Why a Towel? The Answer Nobody Found in 45 Years

May 27, 2026 · 4 min read · By Pollyanna

My daughter forgot her towel this morning.

She's six. Today was her kindergarten graduation trip to Hong Kong Disneyland. Her nanny had packed everything — sunscreen, hat, water bottle, snacks — but forgot the towel. They were halfway to school when they realized. Turned around, went home, grabbed the towel, rushed back.

Because in Hong Kong, you don't leave the house without a towel. Every school requires it. Every field trip checklist has it. Every parent knows: towel first, everything else second.

I've never questioned this. It's just how it is.


Then I thought of Douglas Adams.

A towel is about the most massively useful thing an interstellar hitchhiker can have.

The Hitchhiker's Guide to the Galaxy. 1978. The most famous piece of advice in all of science fiction. For 45 years, people have treated this as peak British absurdism — the genius of Adams picking the most mundane object imaginable and elevating it to cosmic importance.

Every year on May 25th, Towel Day, millions of fans carry towels around. They write essays about the towel as metaphor. The towel as survival tool. The towel as psychological anchor. The towel as commentary on the absurdity of existence.

Nobody asked the obvious question: why a towel?

Why not a knife? A rope? A lighter? A Swiss Army knife would be far more useful in space. Why did Douglas Adams, of all possible objects in the universe, choose a towel?


Because Douglas Adams went to school in England.

British schools have, for generations, required students to carry a towel. It's part of the kit. Part of the dress code. Part of the daily checklist that every British child grows up with: uniform, shoes, books, towel.

Adams attended Brentwood School in Essex. Before that, a prep school in London. Every day, towel in bag. For years. The towel wasn't an idea he had. It was a reflex he carried.

When Britain colonized Hong Kong, it brought its education system along — including the towel requirement. That's why my daughter's school demands a towel for every outing. Not because someone in Hong Kong decided towels were important. Because someone in England decided it a century ago.

Adams in Essex. My daughter in Hong Kong. Same rule. Same towel.


The reason no one figured this out in 45 years is simple.

British people can't see it. They've been carrying towels their whole lives. It's like asking a fish to discover water. When they read Adams, they laugh and think: yes, towels ARE important, how clever. They don't think: wait, why do I believe this?

Non-British people can't see it either. They don't carry towels to school. They have no frame of reference. So they treat it as pure absurdist comedy — random, arbitrary, meaningless by design.

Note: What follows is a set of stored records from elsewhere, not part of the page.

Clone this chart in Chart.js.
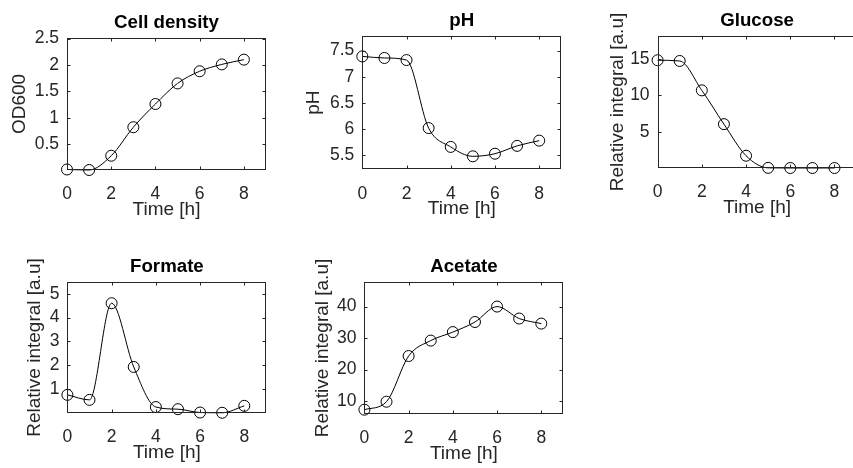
<!DOCTYPE html>
<html>
<head>
<meta charset="utf-8">
<script src="https://cdn.jsdelivr.net/npm/chart.js@4/dist/chart.umd.min.js"></script>
<style>
    html, body { margin: 0; padding: 0; background: #fff; overflow: hidden; }
    #wrap { position: relative; width: 853px; height: 468px; overflow: hidden; }
    #wrap canvas { position: absolute; }
</style>
</head>
<body>
<div id="wrap"></div>
<script>
/* ---------- DATA ---------- */
const time = [0, 1, 2, 3, 4, 5, 6, 7, 8];
const xTicks = [0, 2, 4, 6, 8];

const cellDensity = [0.02, 0.01, 0.28, 0.82, 1.26, 1.65, 1.88, 2.01, 2.10];
const pH = [7.39, 7.36, 7.32, 6.02, 5.66, 5.48, 5.53, 5.68, 5.78];
const glucose = [14.8, 14.7, 10.7, 6.1, 1.8, 0.15, 0.13, 0.13, 0.13];
const formate = [0.76, 0.55, 4.6, 1.93, 0.25, 0.16, 0.02, 0.01, 0.3];
const acetate = [7.27, 9.8, 24.3, 29.2, 31.9, 35.1, 40.0, 36.2, 34.6];

const cellTicks = [0.5, 1, 1.5, 2, 2.5];
const pHTicks = [5.5, 6, 6.5, 7, 7.5];
const glucoseTicks = [5, 10, 15];
const formateTicks = [1, 2, 3, 4, 5];
const acetateTicks = [10, 20, 30, 40];

const panels = [
    { title: "Cell density", yLabel: "OD600", values: cellDensity, yTicks: cellTicks, yMin: 0.01, yMax: 2.51,
      box: { left: 67, top: 38, width: 199, height: 132 }, yAxisWidth: 63 },
    { title: "pH", yLabel: "pH", values: pH, yTicks: pHTicks, yMin: 5.232, yMax: 7.78,
      box: { left: 362.5, top: 36, width: 199, height: 133.3 }, yAxisWidth: 64.3 },
    { title: "Glucose", yLabel: "Relative integral [a.u]", values: glucose, yTicks: glucoseTicks, yMin: 0.13, yMax: 18.1,
      box: { left: 657.7, top: 35.7, width: 199, height: 132 }, yAxisWidth: 55.6 },
    { title: "Formate", yLabel: "Relative integral [a.u]", values: formate, yTicks: formateTicks, yMin: 0, yMax: 5.49,
      box: { left: 67.3, top: 282.3, width: 199, height: 131 }, yAxisWidth: 48.4 },
    { title: "Acetate", yLabel: "Relative integral [a.u]", values: acetate, yTicks: acetateTicks, yMin: 5.9, yMax: 47.8,
      box: { left: 364, top: 281.7, width: 199, height: 132 }, yAxisWidth: 57.4 }
];

/* ---------- STYLE ---------- */
const FONT = "'Liberation Sans', Arial, Helvetica, sans-serif";
const AXIS_COLOR = "#262626";
const TOP_PAD = 45;
const RIGHT_PAD = 8;
const X_AXIS_HEIGHT = 55;
const TICK_LEN = 3;

/* box, inward ticks and bold title, like a matlab axes */
const axesBoxPlugin = {
    id: "axesBox",
    afterDraw(chart, args, opts) {
        const { ctx, chartArea: a, scales } = chart;
        const l = Math.round(a.left) + 0.5, r = Math.round(a.right) - 0.5;
        const t = Math.round(a.top) + 0.5, b = Math.round(a.bottom) - 0.5;
        ctx.save();
        ctx.strokeStyle = AXIS_COLOR;
        ctx.lineWidth = 1;
        ctx.strokeRect(l, t, r - l, b - t);

        ctx.beginPath();
        scales.x.ticks.forEach(tk => {
            const px = Math.round(scales.x.getPixelForValue(tk.value)) + 0.5;
            ctx.moveTo(px, b); ctx.lineTo(px, b - TICK_LEN);
            ctx.moveTo(px, t); ctx.lineTo(px, t + TICK_LEN);
        });
        scales.y.ticks.forEach(tk => {
            const py = Math.round(scales.y.getPixelForValue(tk.value)) + 0.5;
            ctx.moveTo(l, py); ctx.lineTo(l + TICK_LEN, py);
            ctx.moveTo(r, py); ctx.lineTo(r - TICK_LEN, py);
        });
        ctx.stroke();

        ctx.fillStyle = "#000";
        ctx.font = "bold 18.7px " + FONT;
        ctx.textAlign = "center";
        ctx.textBaseline = "alphabetic";
        ctx.fillText(opts.text, (a.left + a.right) / 2, a.top - 10);
        ctx.restore();
    }
};

/* ---------- BUILD ---------- */
function buildPanel(p) {
    const canvas = document.createElement("canvas");
    const w = Math.ceil(p.yAxisWidth + p.box.width + RIGHT_PAD);
    const h = Math.ceil(TOP_PAD + p.box.height + X_AXIS_HEIGHT);
    canvas.width = w;
    canvas.height = h;
    canvas.style.width = w + "px";
    canvas.style.height = h + "px";
    canvas.style.left = (p.box.left - p.yAxisWidth) + "px";
    canvas.style.top = (p.box.top - TOP_PAD) + "px";
    document.getElementById("wrap").appendChild(canvas);

    const tickFont = { family: FONT, size: 17.5 };
    const labelFont = { family: FONT, size: 19 };
    const plain = v => String(v);

    new Chart(canvas.getContext("2d"), {
        type: "line",
        data: {
            datasets: [{
                data: time.map((t, i) => ({ x: t, y: p.values[i] })),
                borderColor: "#000",
                borderWidth: 1,
                cubicInterpolationMode: "monotone",
                pointStyle: "circle",
                pointRadius: 5.5,
                pointBorderWidth: 1,
                pointBorderColor: "#000",
                pointBackgroundColor: "rgba(0,0,0,0)",
                clip: false
            }]
        },
        options: {
            responsive: false,
            animation: false,
            events: [],
            layout: { padding: { top: TOP_PAD, right: w - p.yAxisWidth - p.box.width, left: 0, bottom: h - TOP_PAD - p.box.height - X_AXIS_HEIGHT } },
            plugins: {
                legend: { display: false },
                tooltip: { enabled: false },
                axesBox: { text: p.title }
            },
            scales: {
                x: {
                    type: "linear",
                    min: 0,
                    max: 9,
                    afterBuildTicks: s => { s.ticks = xTicks.map(v => ({ value: v })); },
                    afterFit: s => { s.height = X_AXIS_HEIGHT; },
                    grid: { display: false, drawTicks: false },
                    border: { display: false },
                    ticks: { padding: 14, color: AXIS_COLOR, font: tickFont, callback: plain },
                    title: { display: true, text: "Time [h]", color: AXIS_COLOR, font: labelFont }
                },
                y: {
                    type: "linear",
                    min: p.yMin,
                    max: p.yMax,
                    afterBuildTicks: s => { s.ticks = p.yTicks.map(v => ({ value: v })); },
                    afterFit: s => { s.width = p.yAxisWidth; },
                    grid: { display: false, drawTicks: false },
                    border: { display: false },
                    ticks: { padding: 8, color: AXIS_COLOR, font: tickFont, callback: plain },
                    title: { display: true, text: p.yLabel, color: AXIS_COLOR, font: labelFont }
                }
            }
        },
        plugins: [axesBoxPlugin]
    });
}

panels.forEach(buildPanel);
</script>
</body>
</html>
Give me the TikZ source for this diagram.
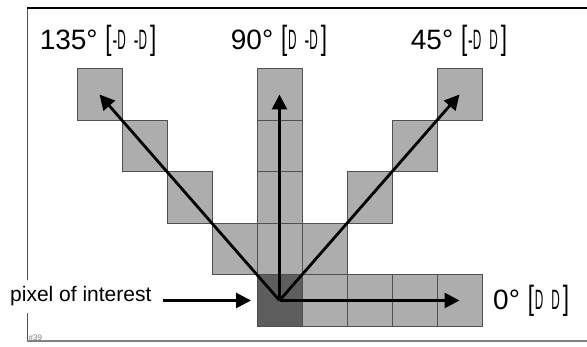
\documentclass[tikz,border=0pt]{standalone}
\usepackage{fontspec}
\setmainfont{Liberation Sans}
\usepackage{graphicx}
\usetikzlibrary{arrows.meta,positioning}

\definecolor{cellgray}{HTML}{ADADAD}
\definecolor{poigray}{HTML}{5E5E5E}
\definecolor{edgegray}{HTML}{505050}

% narrow offset letters of the titles
\newcommand{\dd}{\scalebox{0.42}[1]{D}}
\newcommand{\nd}{\scalebox{0.5}[1]{-}\dd}
\newcommand{\dpair}[2]{\scalebox{0.8}[1.2]{[}\kern1pt#1\kern8pt#2\kern3pt\scalebox{0.8}[1.2]{]}}

\begin{document}
\begin{tikzpicture}[x=1pt,y=1pt,
    cell/.style={draw=edgegray, fill=cellgray, line width=0.8pt,
        minimum width=45pt, minimum height=51.5pt, inner sep=0pt, outer sep=0pt},
    dirarrow/.style={line width=2.8pt, -{Triangle[length=15pt,width=15pt]}},
    angle/.style={font=\fontsize{28}{32}\selectfont, inner sep=0pt}]
    \useasboundingbox (0,0) rectangle (587,347);

    % cadre
    \draw[edgegray, line width=1pt] (27,6) -- (27,339);
    \draw[line width=1.5pt] (27,339) -- (587,339);
    \draw[gray, line width=1.4pt] (27,6) -- (587,6);

    % pixel of interest and the four directions
    \node[cell, fill=poigray] (poi) at (279.5,46.5) {};
    \foreach \a/\dx/\dy in {0/1/0, 90/0/1, 45/1/1, 135/-1/1} {
        \foreach \k in {1,...,4}
            \node[cell] (d\a-\k) at ({279.5+45*\k*\dx},{46.5+51.5*\k*\dy}) {};
    }

    % arrows
    \foreach \a in {0,90,45,135}
        \draw[dirarrow] (poi.center) -- (d\a-4.center);

    % titles
    \node[angle, anchor=base] (t135) at (98,297) {135° \dpair{\nd}{\nd}};
    \node[angle, anchor=base] (t90) at (279,297) {90° \dpair{\dd}{\nd}};
    \node[angle, anchor=base] (t45) at (459,297) {45° \dpair{\nd}{\dd}};
    \node[angle, anchor=west, right=11pt of d0-4] (t0) {0° \dpair{\dd}{\dd}};

    % label
    \node[anchor=base west, fill=white, inner xsep=2pt, inner ysep=7pt,
        font=\fontsize{21}{24}\selectfont] (poi-label) at (8,45) {pixel of interest};
    \draw[dirarrow, shorten <=9pt, shorten >=6pt] (poi-label.east |- poi.west) -- (poi.west);

    \node[anchor=south west, inner sep=0.5pt, text=gray, font=\fontsize{8}{9}\selectfont]
        (tag) at (28,6) {\#39};
\end{tikzpicture}
\end{document}
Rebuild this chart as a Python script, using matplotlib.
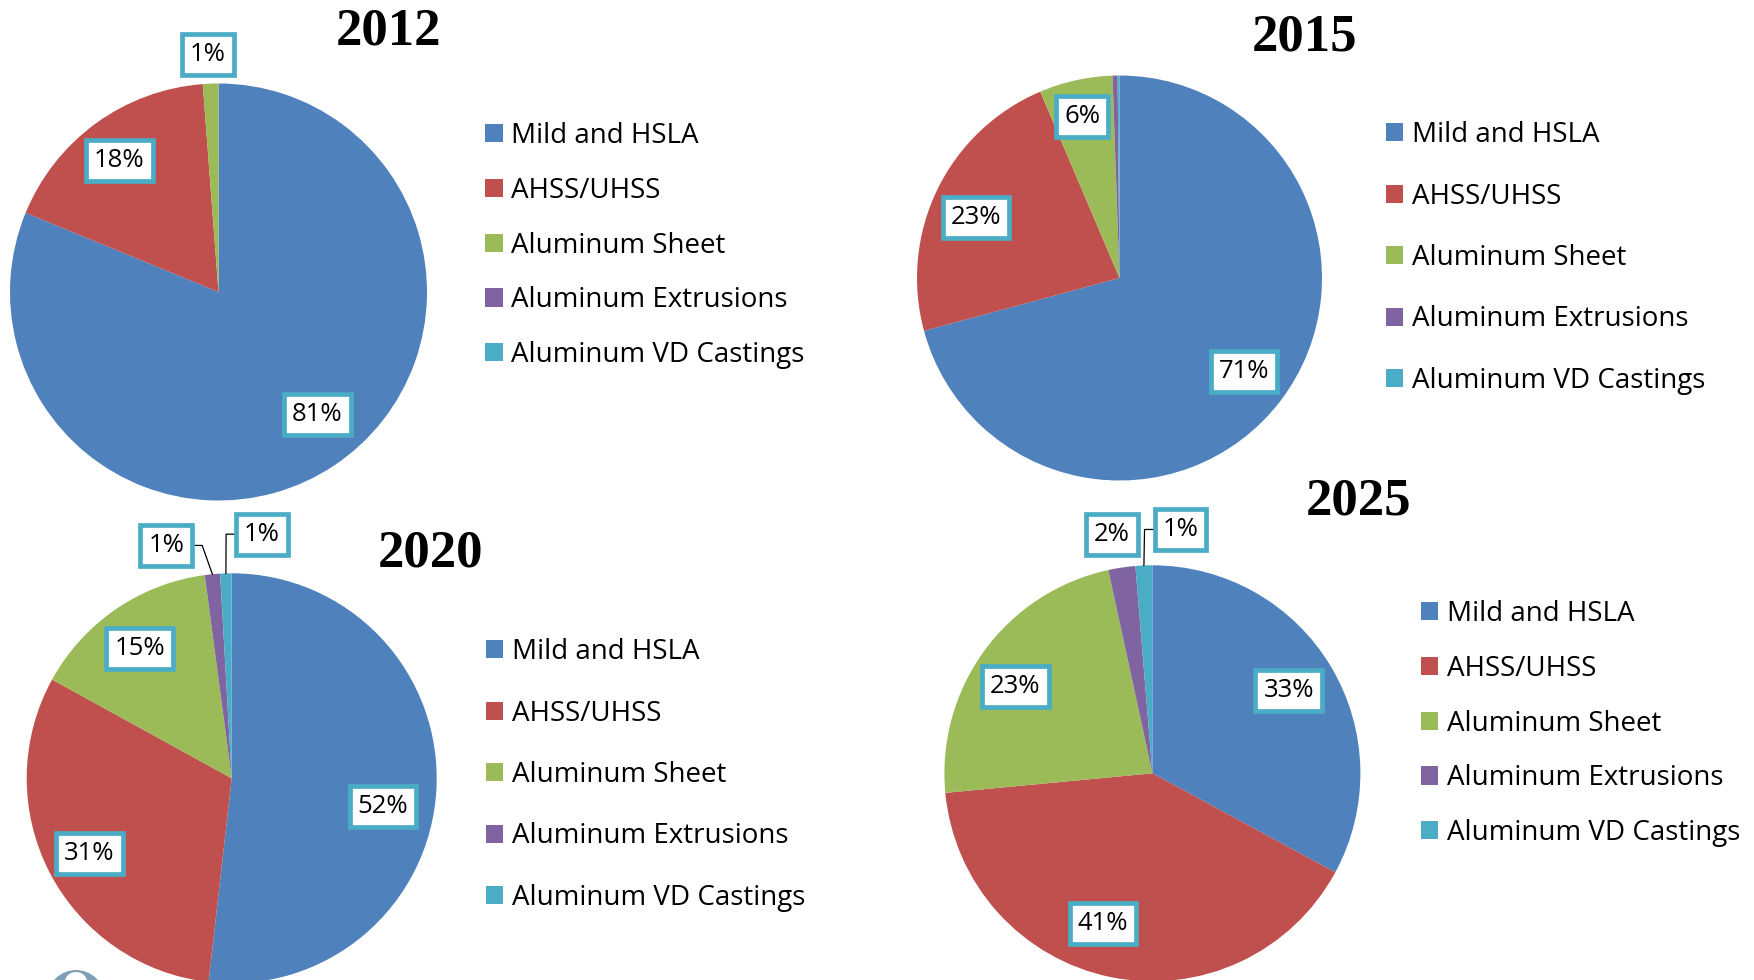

To see it, you need to be inside the system AND outside it at the same time. You need to carry a towel every day but not be British.

You need to be in Hong Kong.


Douglas Adams didn't invent the importance of towels. He remembered it.

The best science fiction doesn't come from imagination. It comes from life — displaced, defamiliarized, launched into space, but still life. The towel is not a joke. It's not a metaphor. It's not absurdism.

It's a six-year-old girl turning around to go home because she forgot her towel.

Art comes from life. It always has.


My daughter made it to Disneyland on time, by the way. With her towel.